Monday, October 14, 2013

Power Writing

Last year, one of my curriculum instruction specialists included a writing activity called Power Rounds from Jeff Anderson's 10 Things Every Writer Needs to Know in a professional development session. I was hooked from the first second, even though I was unsure how my students would react to the lesson. 

Here is the gist:

  • Students are shown two words. 
  • From the two words, each student chooses one. 
  • Students write for one minute about the word without stopping. 
  • Once the round is completed, students count how many words they have written.
  • Two more rounds are completed. 
I love this activity because it can be used in so many ways - an introduction, a review, a brainstorm, a time-filler. 

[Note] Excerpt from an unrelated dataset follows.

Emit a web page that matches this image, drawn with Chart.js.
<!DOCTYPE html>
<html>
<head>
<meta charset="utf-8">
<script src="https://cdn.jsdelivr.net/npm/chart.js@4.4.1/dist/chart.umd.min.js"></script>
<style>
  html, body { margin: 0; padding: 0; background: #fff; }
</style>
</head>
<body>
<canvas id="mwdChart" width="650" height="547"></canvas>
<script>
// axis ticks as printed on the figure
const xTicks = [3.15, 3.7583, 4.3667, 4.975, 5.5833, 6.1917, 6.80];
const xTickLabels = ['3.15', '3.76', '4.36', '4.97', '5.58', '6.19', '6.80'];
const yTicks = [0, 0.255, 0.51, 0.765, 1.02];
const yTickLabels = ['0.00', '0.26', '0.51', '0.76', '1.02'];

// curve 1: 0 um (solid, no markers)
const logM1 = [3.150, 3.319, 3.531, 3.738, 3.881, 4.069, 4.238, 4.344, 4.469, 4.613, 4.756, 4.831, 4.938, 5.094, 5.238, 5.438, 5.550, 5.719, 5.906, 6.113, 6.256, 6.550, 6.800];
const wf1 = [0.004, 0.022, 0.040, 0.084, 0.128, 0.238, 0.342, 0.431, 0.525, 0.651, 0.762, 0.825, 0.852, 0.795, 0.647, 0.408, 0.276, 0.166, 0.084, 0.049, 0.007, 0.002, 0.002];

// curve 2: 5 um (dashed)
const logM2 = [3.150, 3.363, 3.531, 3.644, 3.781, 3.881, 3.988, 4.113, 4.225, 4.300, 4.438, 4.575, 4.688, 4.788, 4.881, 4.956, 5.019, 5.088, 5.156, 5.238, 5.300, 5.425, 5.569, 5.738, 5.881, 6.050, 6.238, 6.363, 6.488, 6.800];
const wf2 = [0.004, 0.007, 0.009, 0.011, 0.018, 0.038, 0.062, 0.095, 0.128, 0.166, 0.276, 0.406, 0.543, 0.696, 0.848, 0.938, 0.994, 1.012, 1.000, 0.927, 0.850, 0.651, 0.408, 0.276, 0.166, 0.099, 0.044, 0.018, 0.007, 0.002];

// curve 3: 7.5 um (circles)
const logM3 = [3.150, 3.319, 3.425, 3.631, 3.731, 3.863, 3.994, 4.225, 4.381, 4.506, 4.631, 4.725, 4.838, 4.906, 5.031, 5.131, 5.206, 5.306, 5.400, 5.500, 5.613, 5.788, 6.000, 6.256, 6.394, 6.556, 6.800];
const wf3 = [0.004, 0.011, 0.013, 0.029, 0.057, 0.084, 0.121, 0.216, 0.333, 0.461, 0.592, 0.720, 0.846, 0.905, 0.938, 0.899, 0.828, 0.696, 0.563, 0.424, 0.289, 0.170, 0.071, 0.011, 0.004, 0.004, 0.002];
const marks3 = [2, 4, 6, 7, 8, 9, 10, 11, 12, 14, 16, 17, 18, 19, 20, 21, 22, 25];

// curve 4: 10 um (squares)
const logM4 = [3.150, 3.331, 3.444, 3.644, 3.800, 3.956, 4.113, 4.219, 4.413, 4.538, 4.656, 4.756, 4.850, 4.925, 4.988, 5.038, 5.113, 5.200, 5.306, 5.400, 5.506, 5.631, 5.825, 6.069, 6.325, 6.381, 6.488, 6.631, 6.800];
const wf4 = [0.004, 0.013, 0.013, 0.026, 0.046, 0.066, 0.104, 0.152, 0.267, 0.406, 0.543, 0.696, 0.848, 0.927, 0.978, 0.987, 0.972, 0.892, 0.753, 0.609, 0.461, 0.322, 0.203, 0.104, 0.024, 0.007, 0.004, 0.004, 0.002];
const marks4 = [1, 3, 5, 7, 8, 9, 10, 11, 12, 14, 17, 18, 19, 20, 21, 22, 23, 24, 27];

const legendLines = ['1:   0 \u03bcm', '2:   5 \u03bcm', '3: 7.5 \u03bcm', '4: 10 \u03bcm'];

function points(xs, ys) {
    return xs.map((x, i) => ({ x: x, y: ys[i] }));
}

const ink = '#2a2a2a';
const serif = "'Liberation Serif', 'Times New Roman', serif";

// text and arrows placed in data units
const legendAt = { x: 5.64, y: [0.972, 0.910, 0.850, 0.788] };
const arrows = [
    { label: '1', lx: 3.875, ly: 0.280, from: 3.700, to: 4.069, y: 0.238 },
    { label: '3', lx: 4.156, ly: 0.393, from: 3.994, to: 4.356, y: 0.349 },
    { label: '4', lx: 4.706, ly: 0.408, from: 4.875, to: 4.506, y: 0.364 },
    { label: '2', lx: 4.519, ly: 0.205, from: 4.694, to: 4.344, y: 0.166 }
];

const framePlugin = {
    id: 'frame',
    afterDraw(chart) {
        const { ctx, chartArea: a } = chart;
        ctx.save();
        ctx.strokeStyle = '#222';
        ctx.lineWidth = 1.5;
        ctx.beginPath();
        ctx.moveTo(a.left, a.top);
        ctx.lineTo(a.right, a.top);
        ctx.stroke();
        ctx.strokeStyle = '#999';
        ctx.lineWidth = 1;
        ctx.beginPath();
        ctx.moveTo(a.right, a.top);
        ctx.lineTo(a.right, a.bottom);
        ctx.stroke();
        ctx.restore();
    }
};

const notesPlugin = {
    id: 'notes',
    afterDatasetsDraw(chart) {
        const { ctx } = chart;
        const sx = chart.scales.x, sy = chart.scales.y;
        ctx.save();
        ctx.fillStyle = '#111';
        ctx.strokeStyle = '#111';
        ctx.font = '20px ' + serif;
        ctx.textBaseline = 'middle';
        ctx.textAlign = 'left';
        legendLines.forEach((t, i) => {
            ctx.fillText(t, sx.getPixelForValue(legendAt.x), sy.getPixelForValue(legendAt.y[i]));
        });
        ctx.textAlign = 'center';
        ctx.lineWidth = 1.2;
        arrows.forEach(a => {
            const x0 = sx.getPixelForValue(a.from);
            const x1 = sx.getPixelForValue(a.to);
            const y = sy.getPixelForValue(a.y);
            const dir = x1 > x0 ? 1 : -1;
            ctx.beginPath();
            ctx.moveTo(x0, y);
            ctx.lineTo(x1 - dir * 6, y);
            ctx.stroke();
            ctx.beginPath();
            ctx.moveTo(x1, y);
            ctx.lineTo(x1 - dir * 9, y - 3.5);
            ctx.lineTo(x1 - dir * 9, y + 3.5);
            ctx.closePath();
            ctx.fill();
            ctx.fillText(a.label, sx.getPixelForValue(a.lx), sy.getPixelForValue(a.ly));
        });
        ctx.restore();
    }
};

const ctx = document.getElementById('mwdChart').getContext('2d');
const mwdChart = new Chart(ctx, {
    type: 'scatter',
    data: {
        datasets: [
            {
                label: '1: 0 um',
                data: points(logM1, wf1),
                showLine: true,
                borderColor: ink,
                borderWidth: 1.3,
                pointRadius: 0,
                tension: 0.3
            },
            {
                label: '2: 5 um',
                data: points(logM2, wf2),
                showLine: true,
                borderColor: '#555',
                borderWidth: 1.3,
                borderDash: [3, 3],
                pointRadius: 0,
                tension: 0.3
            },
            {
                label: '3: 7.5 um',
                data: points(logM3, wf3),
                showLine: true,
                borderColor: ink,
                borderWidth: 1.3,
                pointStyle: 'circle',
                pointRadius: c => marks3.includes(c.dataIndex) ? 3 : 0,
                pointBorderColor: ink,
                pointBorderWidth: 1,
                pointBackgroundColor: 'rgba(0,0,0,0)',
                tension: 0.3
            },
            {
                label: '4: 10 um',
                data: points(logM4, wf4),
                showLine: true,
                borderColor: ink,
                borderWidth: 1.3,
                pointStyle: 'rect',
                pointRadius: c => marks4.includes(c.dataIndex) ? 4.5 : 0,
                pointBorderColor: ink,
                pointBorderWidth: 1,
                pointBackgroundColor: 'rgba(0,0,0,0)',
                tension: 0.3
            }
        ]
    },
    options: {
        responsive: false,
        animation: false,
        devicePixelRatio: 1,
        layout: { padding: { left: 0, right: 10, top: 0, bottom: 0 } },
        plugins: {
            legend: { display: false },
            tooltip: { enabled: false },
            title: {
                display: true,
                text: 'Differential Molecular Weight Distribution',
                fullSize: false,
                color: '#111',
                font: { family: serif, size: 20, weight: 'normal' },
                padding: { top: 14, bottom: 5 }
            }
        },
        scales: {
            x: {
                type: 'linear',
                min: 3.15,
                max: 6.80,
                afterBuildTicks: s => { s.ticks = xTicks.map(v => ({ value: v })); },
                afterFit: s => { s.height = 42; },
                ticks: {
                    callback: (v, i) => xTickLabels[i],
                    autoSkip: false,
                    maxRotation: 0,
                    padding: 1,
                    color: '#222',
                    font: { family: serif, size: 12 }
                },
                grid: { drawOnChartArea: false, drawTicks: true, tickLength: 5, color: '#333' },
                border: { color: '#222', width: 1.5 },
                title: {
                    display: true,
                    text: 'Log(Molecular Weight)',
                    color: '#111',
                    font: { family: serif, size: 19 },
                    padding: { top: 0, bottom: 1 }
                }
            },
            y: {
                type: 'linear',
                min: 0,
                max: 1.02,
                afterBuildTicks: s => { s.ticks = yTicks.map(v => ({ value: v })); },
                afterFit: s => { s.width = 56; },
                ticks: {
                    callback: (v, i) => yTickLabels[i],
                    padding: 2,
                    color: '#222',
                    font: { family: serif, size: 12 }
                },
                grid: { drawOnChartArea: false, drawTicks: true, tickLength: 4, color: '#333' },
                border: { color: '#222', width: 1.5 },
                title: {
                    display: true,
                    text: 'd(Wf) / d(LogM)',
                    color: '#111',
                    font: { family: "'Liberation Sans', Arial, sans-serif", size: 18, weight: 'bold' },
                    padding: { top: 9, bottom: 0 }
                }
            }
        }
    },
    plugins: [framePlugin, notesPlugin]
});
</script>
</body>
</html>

After learning about this strategy, I invited my curriculum instruction specialist to campus to see the lesson in action. I used it as an introduction to The Hobbit with my Pre-AP students. I made it like a boxing match, with matches and rounds and using a boxing bell for my timer, and not only did my students love it, I received positive reviews from my curriculum instructional specialist. 

Knowing how well this strategy worked last year, I have been anxious to try it again this year. My students are starting a personal narrative, and I managed to work Power Writing into the lesson as a brainstorming piece. Last Friday, my Pre-AP class completed their Power Writing. I am by no means modest about my prowess as a teacher, but I have to admit that I was blown away but how much this class loved the assignment. 

After the first round, we did a tally on how many words each student had written. The range was from zero to 28. Once that tally was complete, something happened in their crazy little minds. This extreme competitiveness came out of I-don't-know-where, and it was GAME ON for round two. They were actually trying to steal one another's papers in order to get more words written. When the timer beeped after sixty seconds, I was having to yell for them to stop writing because they wanted to continue. Most importantly, for me at least, they all wrote considerably more the second time than they had the first. 

By the third round, students were running around the room trying to hide from one another in order to protect their work. Each was determined to write more than anyone else. Again, I was begging them to stop writing, and they were begging to continue - so much so that they asked me for a bonus round. Is this really happening? I kept thinking. They want to write more? Getting students to write is usually like pulling teeth. 

I know to many of you that this may seem like pure chaos, and more often that not, my classroom looks like a disaster to the outsider. But I teach in a world where edu-tainment is a real term, and if the students are not entertained, we are very likely to lose them. I am far from an old-school teacher. The full engagement of 29 students is a dream come true. I am excited to complete this lesson with my academic classes in the next few days, and with this much success, this strategy will play a role in my classroom for years to come. 


  1. Love this idea! Totally stealing for my middle schoolers- Thanks!

  2. I have always been told that stealing is allowed in teaching. I just used the idea from a book. I think it is important to share successes. I would love to hear how this works for your kids.

  3. I just found your blog through Edmodo and a) you are awesome and adorable, and b) I am stealing this idea.

  4. haha... I didn't know I could be adorable at 40, but I'll take it.

    steal away. I am here to share. .

  5. I am doing this tomorrow to get my students ready for NaNoWriMo writing. So glad I found your blog - great stuff!!!

  6. Thank you thank you! I would love to hear how it goes. I suppose we should all be be thanking @writeguyjeff.

  7. This comment has been removed by the author.

  8. Words cannot express how much I appreciate your blog. Thank you for your help as I reteach myself how to teach middle school ELA (7th) after 10 years of teaching middle school drama. (I saw my typo in my previous comment, but I don't know how to edit a post on this site so I deleted it.)

  9. I love this idea, I plan to try this with my 7th grade students who hate to write.